Romance at Short Notice
The title of DPT's latest album has been attributed to Saki, who concludes his short story "The Open Window" with the line: "Romance at short notice was her specialty."
I, inaccurately, assumed that this was a suitably Edwardian euphemism for a love that charges by the hour. Upon closer inspection, that is to say, actually reading Saki's story, it appears that ‘romance' is meant in the literary and not the literal sense. So it is that DPT's follow-up to Waterloo to Anywhere delivers a dozen impressive adventures with an urgency rightly labelled as romance(s) at short notice.
The album opens with Buzzards and Crows whose Sergeant Pepper styling's suggests a sound that is undeniably English. Barat and co. then grind out Hippy's Son by blending a coarseness of composition and lyric that it not entirely unexpected from DPT, and respite when it comes is in the form of Carl's comforting refrain "hush, hush my love". Plastic Hearts is a catchy invective on our disconnect, tapping into a mood of Neo-Thatcherism (or is that post-Blair?) with an anti-Britpop pulse.

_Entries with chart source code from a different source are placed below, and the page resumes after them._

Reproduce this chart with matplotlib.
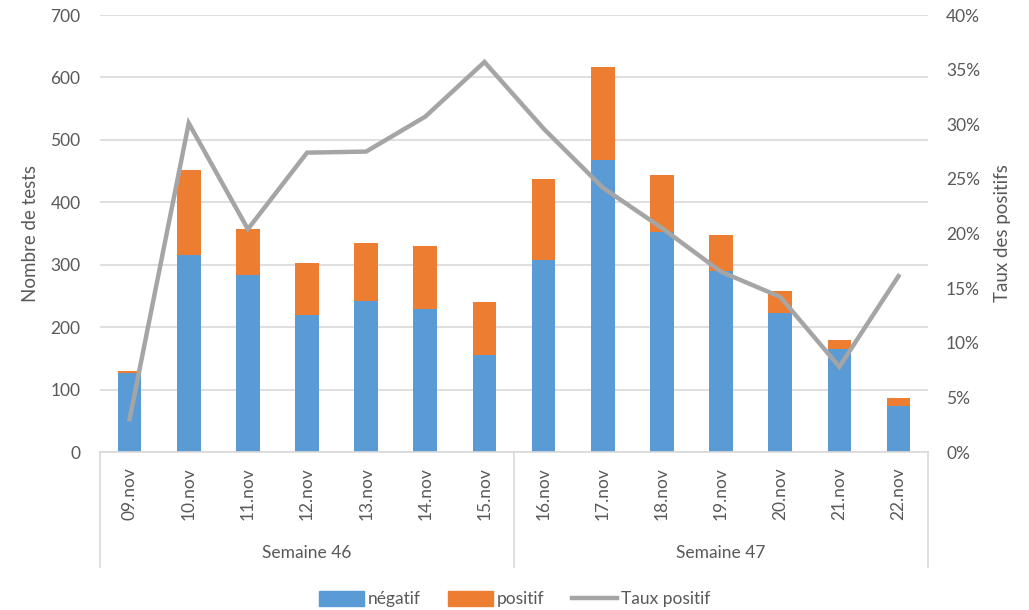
import matplotlib.pyplot as plt
import matplotlib.transforms as mtransforms
from matplotlib.patches import Patch
from matplotlib.lines import Line2D
from matplotlib.ticker import PercentFormatter

plt.rcParams['font.family'] = ['Lato', 'DejaVu Sans']

# données
jours = ['09.nov', '10.nov', '11.nov', '12.nov', '13.nov', '14.nov', '15.nov',
         '16.nov', '17.nov', '18.nov', '19.nov', '20.nov', '21.nov', '22.nov']
negatif = [126, 316, 284, 220, 242, 229, 155, 308, 467, 352, 290, 222, 165, 73]
positif = [4, 136, 73, 83, 92, 101, 86, 129, 149, 91, 58, 36, 14, 14]
taux = [0.030, 0.301, 0.204, 0.274, 0.275, 0.307, 0.357,
        0.296, 0.242, 0.205, 0.165, 0.142, 0.078, 0.161]
semaines = ['Semaine 46', 'Semaine 47']
jours_par_semaine = [7, 7]

bleu = '#5B9BD5'
orange = '#ED7D31'
gris = '#A5A5A5'
texte = '#595959'
grille = '#D9D9D9'

fig = plt.figure(figsize=(10.29, 6.1), dpi=100)
ax = fig.add_axes([0.0972, 0.259, 0.8047, 0.7164])

x = list(range(len(jours)))
ax.bar(x, negatif, width=0.4, color=bleu, zorder=2)
ax.bar(x, positif, width=0.4, bottom=negatif, color=orange, zorder=2)

ax.set_xlim(-0.5, len(jours) - 0.5)
ax.set_ylim(0, 700)
ax.set_yticks(range(0, 701, 100))
ax.yaxis.grid(True, color=grille, linewidth=1.2)
ax.set_axisbelow(True)
for s in ['top', 'right', 'left']:
    ax.spines[s].set_visible(False)
ax.spines['bottom'].set_color(grille)
ax.spines['bottom'].set_linewidth(1.2)
ax.tick_params(axis='y', length=0, pad=14, labelsize=12.5, labelcolor=texte)
ax.set_xticks(x)
ax.set_xticklabels(jours, rotation=90, fontsize=12.5, color=texte)
ax.tick_params(axis='x', length=0, pad=11)
ax.set_ylabel('Nombre de tests', fontsize=13.5, color=texte, labelpad=8)

# axe secondaire : taux de positifs
ax2 = ax.twinx()
ax2.plot(x, taux, color=gris, linewidth=3.2, solid_joinstyle='miter', zorder=3)
ax2.set_ylim(0, 0.4)
ax2.set_yticks([i * 0.05 for i in range(9)])
ax2.yaxis.set_major_formatter(PercentFormatter(1.0, decimals=0))
for s in ax2.spines.values():
    s.set_visible(False)
ax2.tick_params(axis='y', length=0, pad=13, labelsize=12.5, labelcolor=texte)
ax2.set_ylabel('Taux des positifs', fontsize=13.5, color=texte, labelpad=10, rotation=90)

# séparateurs et libellés des semaines
trans = mtransforms.blended_transform_factory(ax.transData, ax.transAxes)
debut = -0.5
ax.plot([debut, debut], [0, -0.263], transform=trans, color=grille, lw=1.2, clip_on=False)
for nom, n in zip(semaines, jours_par_semaine):
    fin = debut + n
    ax.plot([fin, fin], [0, -0.263], transform=trans, color=grille, lw=1.2, clip_on=False)
    ax.text((debut + fin) / 2, -0.232, nom, transform=trans, ha='center', va='center',
            fontsize=12.5, color=texte)
    debut = fin

handles = [Patch(color=bleu), Patch(color=orange), Line2D([], [], color=gris, lw=3.2)]
fig.legend(handles, ['négatif', 'positif', 'Taux positif'], loc='center',
           bbox_to_anchor=(0.5, 0.018), ncol=3, frameon=False, fontsize=12.5,
           labelcolor=texte, handlelength=2.6, handleheight=1.0, handletextpad=0.2,
           columnspacing=1.6)

fig.savefig('out.png', dpi=100)
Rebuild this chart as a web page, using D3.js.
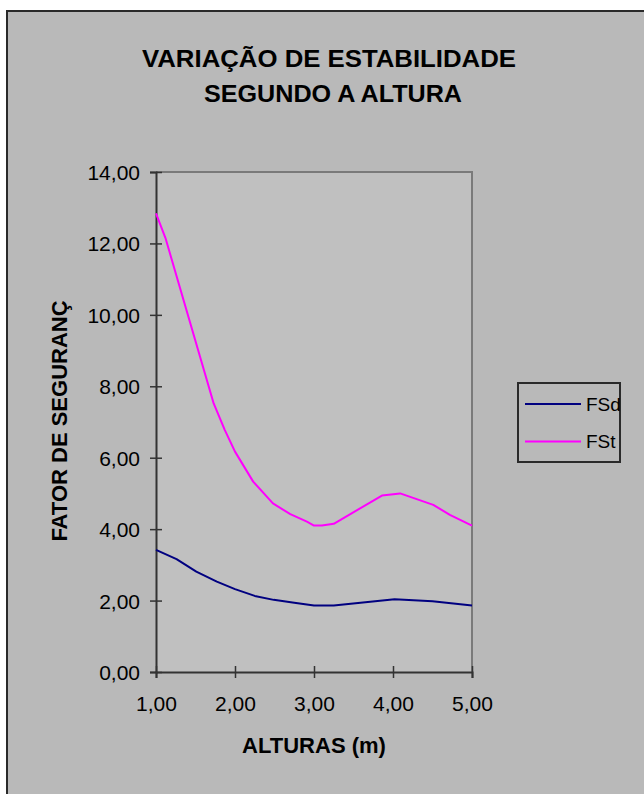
<!DOCTYPE html>
<html>
<head>
<meta charset="utf-8">
<script src="https://cdn.jsdelivr.net/npm/d3@7"></script>
<style>
  html, body { margin: 0; padding: 0; background: #ffffff; }
  svg { display: block; }
  text { font-family: "Liberation Sans", Arial, sans-serif; fill: #000; }
</style>
</head>
<body>
<svg id="chart" width="644" height="794"></svg>
<script>
// Alturas (m) e fatores de segurança
const fsdAlturas = [1.00, 1.26, 1.51, 1.77, 2.00, 2.25, 2.49, 2.75, 3.00, 3.25, 4.02, 4.50, 5.00];
const fsdValores = [3.42, 3.16, 2.81, 2.53, 2.32, 2.13, 2.02, 1.94, 1.86, 1.86, 2.04, 1.98, 1.86];

const fstAlturas = [1.00, 1.12, 1.73, 1.87, 2.00, 2.23, 2.48, 2.70, 2.91, 3.00, 3.10, 3.25, 3.86, 4.09, 4.51, 4.72, 5.00];
const fstValores = [12.84, 12.15, 7.52, 6.78, 6.17, 5.33, 4.72, 4.42, 4.21, 4.10, 4.10, 4.15, 4.94, 5.00, 4.68, 4.40, 4.10];

const seriesNames = ["FSd", "FSt"];
const seriesColors = ["#000080", "#FF00FF"];

const yTicks = [0, 2, 4, 6, 8, 10, 12, 14];
const xTicks = [1, 2, 3, 4, 5];

const titleLines = ["VARIAÇÃO DE ESTABILIDADE", "SEGUNDO A ALTURA"];
const xTitle = "ALTURAS (m)";
const yTitle = "FATOR DE SEGURANÇ";

const svg = d3.select("#chart");

// chart area frame
svg.append("rect")
  .attr("x", 7).attr("y", 11)
  .attr("width", 660).attr("height", 800)
  .attr("fill", "#B9B9B9")
  .attr("stroke", "#2a2a2a").attr("stroke-width", 2);

const plot = { left: 156, top: 172, right: 472, bottom: 672 };

const x = d3.scaleLinear().domain([1, 5]).range([plot.left, plot.right]);
const y = d3.scaleLinear().domain([0, 14]).range([plot.bottom, plot.top]);

const fmt = d3.formatLocale({ decimal: ",", thousands: ".", grouping: [3], currency: ["", ""] }).format(".2f");

// plot area
svg.append("rect")
  .attr("x", plot.left).attr("y", plot.top)
  .attr("width", plot.right - plot.left).attr("height", plot.bottom - plot.top)
  .attr("fill", "#C0C0C0");
svg.append("path")
  .attr("d", `M${plot.left},${plot.top}H${plot.right}V${plot.bottom}`)
  .attr("fill", "none").attr("stroke", "#7a7a7a").attr("stroke-width", 2);

// y axis
const yAxis = svg.append("g")
  .attr("transform", `translate(${plot.left},0)`)
  .call(d3.axisLeft(y).tickValues(yTicks).tickSize(6).tickPadding(0).tickFormat(fmt));
yAxis.select(".domain").attr("stroke", "#333").attr("stroke-width", 2);
yAxis.selectAll(".tick line").attr("x1", 6).attr("x2", -6).attr("stroke", "#333").attr("stroke-width", 1.5);
yAxis.selectAll(".tick text")
  .attr("x", -16).attr("dy", "0.36em")
  .attr("font-size", 21);

// x axis
const xAxis = svg.append("g")
  .attr("transform", `translate(0,${plot.bottom})`)
  .call(d3.axisBottom(x).tickValues(xTicks).tickSize(6).tickPadding(0).tickFormat(fmt));
xAxis.select(".domain").attr("stroke", "#333").attr("stroke-width", 2);
xAxis.selectAll(".tick line").attr("y1", -6).attr("y2", 6).attr("stroke", "#333").attr("stroke-width", 1.5);
xAxis.selectAll(".tick text")
  .attr("y", 39).attr("dy", null)
  .attr("font-size", 21);

// series lines
const series = [
  { name: seriesNames[0], color: seriesColors[0], xs: fsdAlturas, ys: fsdValores },
  { name: seriesNames[1], color: seriesColors[1], xs: fstAlturas, ys: fstValores }
];
const line = d3.line().x(d => x(d[0])).y(d => y(d[1]));
svg.append("g").selectAll("path")
  .data(series)
  .join("path")
  .attr("d", s => line(s.xs.map((v, i) => [v, s.ys[i]])))
  .attr("fill", "none")
  .attr("stroke", s => s.color)
  .attr("stroke-width", 2)
  .attr("stroke-linejoin", "round");

// title
svg.append("g").selectAll("text")
  .data(titleLines)
  .join("text")
  .attr("x", (d, i) => i === 0 ? 329 : 333)
  .attr("y", (d, i) => 67 + i * 35)
  .attr("text-anchor", "middle")
  .attr("font-size", 24)
  .attr("font-weight", "bold")
  .attr("textLength", (d, i) => i === 0 ? 374 : 258)
  .attr("lengthAdjust", "spacingAndGlyphs")
  .text(d => d);

// axis titles
svg.append("text")
  .attr("x", 314).attr("y", 753)
  .attr("text-anchor", "middle")
  .attr("font-size", 22).attr("font-weight", "bold")
  .text(xTitle);

svg.append("text")
  .attr("transform", "translate(67,421) rotate(-90)")
  .attr("text-anchor", "middle")
  .attr("font-size", 22).attr("font-weight", "bold")
  .text(yTitle);

// legend
const legend = svg.append("g");
legend.append("rect")
  .attr("x", 518).attr("y", 383)
  .attr("width", 102).attr("height", 79)
  .attr("fill", "#B9B9B9")
  .attr("stroke", "#2a2a2a").attr("stroke-width", 2);
const rows = legend.selectAll("g.row")
  .data(series)
  .join("g")
  .attr("class", "row")
  .attr("transform", (d, i) => `translate(0,${404 + i * 37.5})`);
rows.append("line")
  .attr("x1", 525).attr("x2", 581)
  .attr("stroke", d => d.color).attr("stroke-width", 2);
rows.append("text")
  .attr("x", 586).attr("dy", "0.36em")
  .attr("font-size", 19)
  .text(d => d.name);
</script>
</body>
</html>
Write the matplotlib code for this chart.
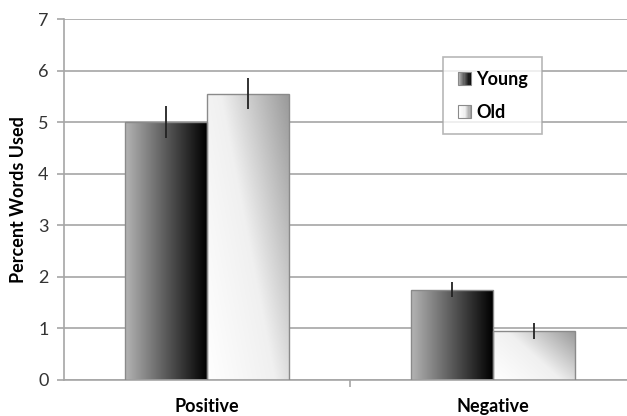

Tired of England, a deserved choice as first single released (at least on Australian airwaves), is a cautionary tale ("don't drink yourself to a lonely death / in casinos, on crystal meth") set to a beguiling beat. The album slides into Romantic territory with Come Closer, and I do mean capital ‘R' Romantic: Blake, Byron, Shelley, and Keats – those blokes for whom England was their muse suffuses this charming track. Faultlines, Kicks or Consumption, and Best Face, shift from the lightness of the preceding tracks and are replaced with grimmer, grittier thoughts and sounds. On these tracks the tempo ratchets past the easy beats of earlier and submits to a harder, slightly industrial mood.
Truth Begins is bleakly beautiful, it captures the agony of despair ("you lose your will / and I can lend you mine") in a manner reminiscent of the late Eliot Smith's Baby Britain: "nothing is going to drag me down / to a death that's not worth cheating". DPT's desperate pace slows to calmly accuse: "you said the pills would sort me out / embolden me against the manifestations of fear and doubt". DPT's truth, to "just hold on for tomorrow", is something to believe in. The last three tracks – Chinese Dogs, The North and Blood on My Shoes – are each products of DPT's diverse musical influences – punk, rock, indie – offering pounding drums, floating guitar plucks and soaring strings.
The act of writing, composing, creating songs is something of a lost art, or at least the realisation that it is an art appears to be foreign in today's Top 40 landscape. Which is why, sadly, it is not redundant to praise DPT for the lyricism of their lyrics. Aside from the few lines quoted herein, any band that can an open a song by protesting "you can't mix with drugs with politics" (as DPT do on Plastic Hearts) has a place in my heart.
Romance at Short Notice is an album that has been crafted with thought and it would be remiss to mistake its craftsmanship for contrivance, just as the lyrics are clever without being an exercise in cleverness. If you enjoy your compulsive listening peppered with contemplative musings then DPT won't disappoint.